Klischees afrikanischer Kunst widersprechen auch die Weltraumfahrer, die häufig auftauchen. Sie erinnern daran, dass Mobutu nicht nur US-Astronauten mit Orden behängte, sondern auch eigene Raumfahrtambitionen verfolgte. In der ehemaligen Provinz Katanga betrieb die deutsche Firma Otrag ein 100 000 Quadratkilometer großes Gelände für Raketentests. Die dritte Rakete stürzte allerdings 1978, in Anwesenheit des Diktators, unmittelbar nach dem Start in den Busch – und Otrag flog aus dem Land. Auf Gemälden von Monsengo Shula tragen fröhliche „Afronauten“ Raumanzüge aus bunten Waxstoffen. Schließlich hatte Mobutu seinen Untertanen westliche Kleidung verboten.
Die meisten Visionen für den „Kongo der Zukunft“ sind aber bodenständiger: Genug zu essen.

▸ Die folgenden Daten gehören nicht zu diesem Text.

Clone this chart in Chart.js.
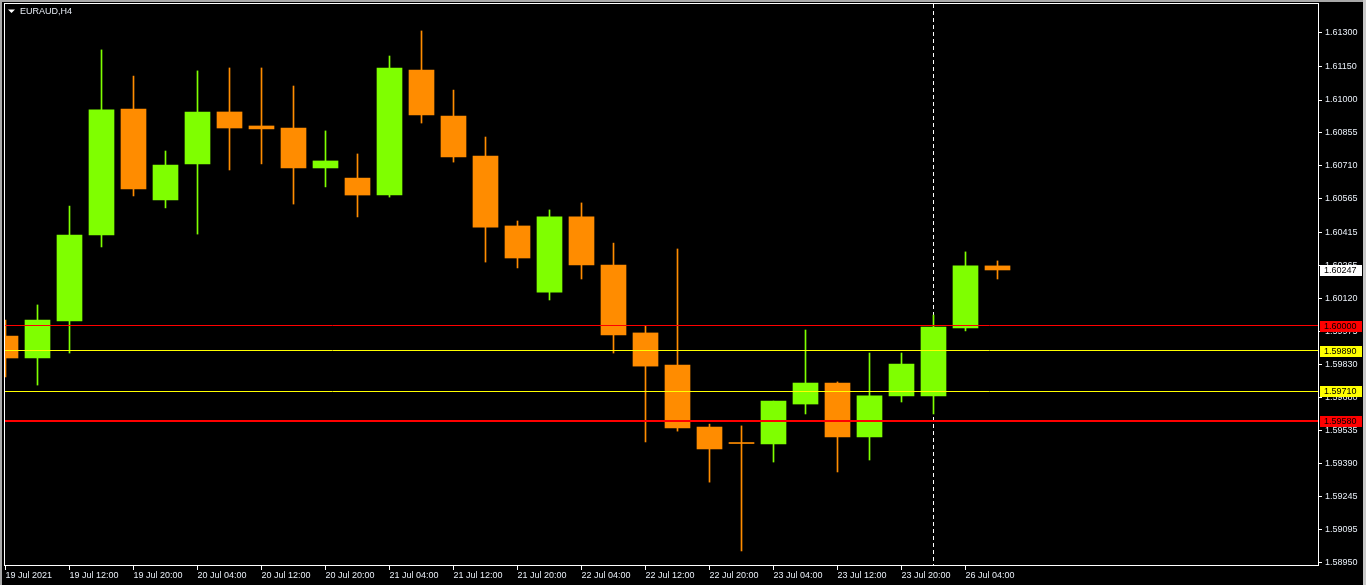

Kinder, die zur Schule gehen. Vor dem Haus ein Auto. Asphaltierte Straßen und schnelle TGV-Züge. Städte mit Mülleimern und öffentlichen Toiletten. Mehrfach erwähnt werden auch Beamte, die tatsächlich ein Gehalt bekommen. Wenn Kongolesen vom Paradies träumen, schwebt ihnen eine Art Luxemburg vor. Was sie bekommen werden, sind asiatische Hochhäuser: Auf dem Gemälde Le Congo à la croisée des chemins von Sapinart hat ein verschlagen lächelnder Entwicklungshelfer aus China zwei ratlos dreinblickende Eurokraten an den Rand verdrängt.
Immerhin haben die bekanntesten Vertreter der „populären Malerei“ es bereits aus der Misere geschafft. Im Kongo werden ihre Werke an Hauptstraßen gezeigt und leidenschaftlich diskutiert; die Künstler werden wie Fußballhelden gefeiert. Seit ein paar Jahren machen sie auch auf dem internationalen Kunstmarkt Furore – so dass sie nun schon mal in Paris oder Brüssel leben. Stolz porträtierte JP Mika sich selbst und andere Stars der Szene: In seinem Bild Le goût de la réussite treten die Maler provokant als Sapeurs auf, als extravagante Dandys. Hoffentlich stört das keinen Löwen.